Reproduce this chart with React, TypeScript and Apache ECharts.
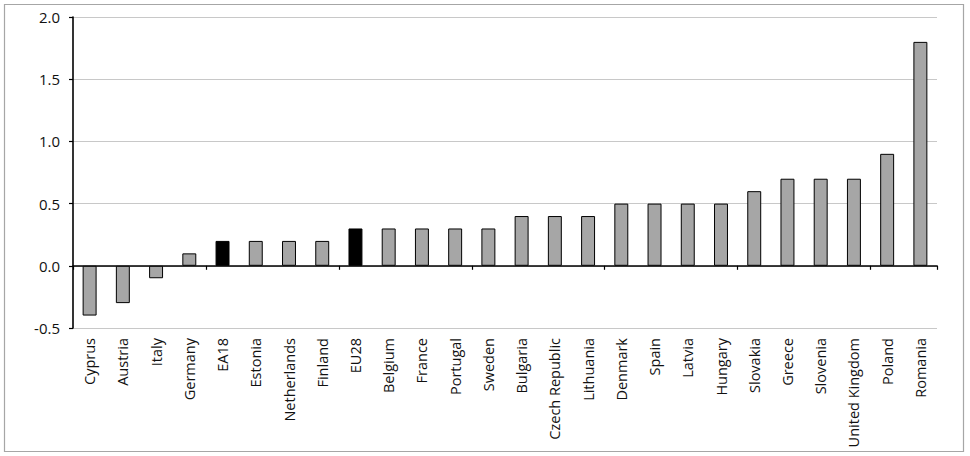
import React, { useEffect, useRef } from "react";
import * as echarts from "echarts";

const categories = [
  "Cyprus", "Austria", "Italy", "Germany", "EA18", "Estonia", "Netherlands", "Finland",
  "EU28", "Belgium", "France", "Portugal", "Sweden", "Bulgaria", "Czech Republic",
  "Lithuania", "Denmark", "Spain", "Latvia", "Hungary", "Slovakia", "Greece", "Slovenia",
  "United Kingdom", "Poland", "Romania",
];
const values = [
  -0.4, -0.3, -0.1, 0.1, 0.2, 0.2, 0.2, 0.2, 0.3, 0.3, 0.3, 0.3, 0.3, 0.4, 0.4, 0.4,
  0.5, 0.5, 0.5, 0.5, 0.6, 0.7, 0.7, 0.7, 0.9, 1.8,
];
const highlighted = ["EA18", "EU28"];

export default function App() {
  const ref = useRef<HTMLDivElement>(null);
  useEffect(() => {
    if (!ref.current) return;
    const chart = echarts.init(ref.current, null, { renderer: "svg" });
    const font = "'Open Sans', sans-serif";
    chart.setOption({
      animation: false,
      backgroundColor: "#ffffff",
      graphic: [
        {
          type: "rect",
          shape: { x: 4.5, y: 4.5, width: 959, height: 447 },
          style: { fill: "none", stroke: "#a6a6a6", lineWidth: 1.2 },
          silent: true,
        },
      ],
      grid: { left: 73, right: 33, top: 17, bottom: 128, outerBoundsMode: "none" },
      xAxis: [
        {
          type: "category",
          data: categories,
          boundaryGap: true,
          axisLine: { onZero: true, lineStyle: { color: "#000", width: 1.6 } },
          axisTick: { show: true, alignWithLabel: false, length: 4, lineStyle: { color: "#000", width: 1.2 } },
          axisLabel: { show: false },
          splitLine: { show: false },
        },
        {
          type: "category",
          data: categories,
          position: "bottom",
          axisLine: { show: false, onZero: false },
          axisTick: { show: false },
          axisLabel: {
            show: true,
            interval: 0,
            rotate: 90,
            margin: 10,
            color: "#111",
            fontFamily: font,
            fontSize: 14.5,
          },
          splitLine: { show: false },
        },
      ],
      yAxis: {
        type: "value",
        min: -0.5,
        max: 2.0,
        interval: 0.5,
        axisLine: { show: true, lineStyle: { color: "#000", width: 1.6 } },
        axisTick: { show: true, length: 4, lineStyle: { color: "#000", width: 1.2 } },
        axisLabel: {
          margin: 13,
          color: "#111",
          fontFamily: font,
          fontSize: 15,
          formatter: (v: number) => v.toFixed(1),
        },
        splitLine: { show: true, lineStyle: { color: "#c8c8c8", width: 1 } },
      },
      series: [
        {
          type: "bar",
          xAxisIndex: 0,
          barWidth: "42%",
          data: values.map((v, i) => ({
            value: v,
            itemStyle: {
              color: highlighted.includes(categories[i]) ? "#000000" : "#a6a6a6",
              borderColor: "#000",
              borderWidth: 1,
            },
          })),
        },
      ],
    });
    return () => chart.dispose();
  }, []);
  return (
    <div style={{ position: "fixed", left: 0, top: 0, width: 970, height: 456 }}>
      <div ref={ref} style={{ width: 970, height: 456 }} />
    </div>
  );
}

GOAL: Only lines belong in the copy: transcribe those from the start of the data through the line that contains "import * as", and skip the pictures.

ANSWER TO THIS TASK:
Reproduce this chart with React, TypeScript and Apache ECharts.
import React, { useEffect, useRef } from "react";
import * as echarts from "echarts";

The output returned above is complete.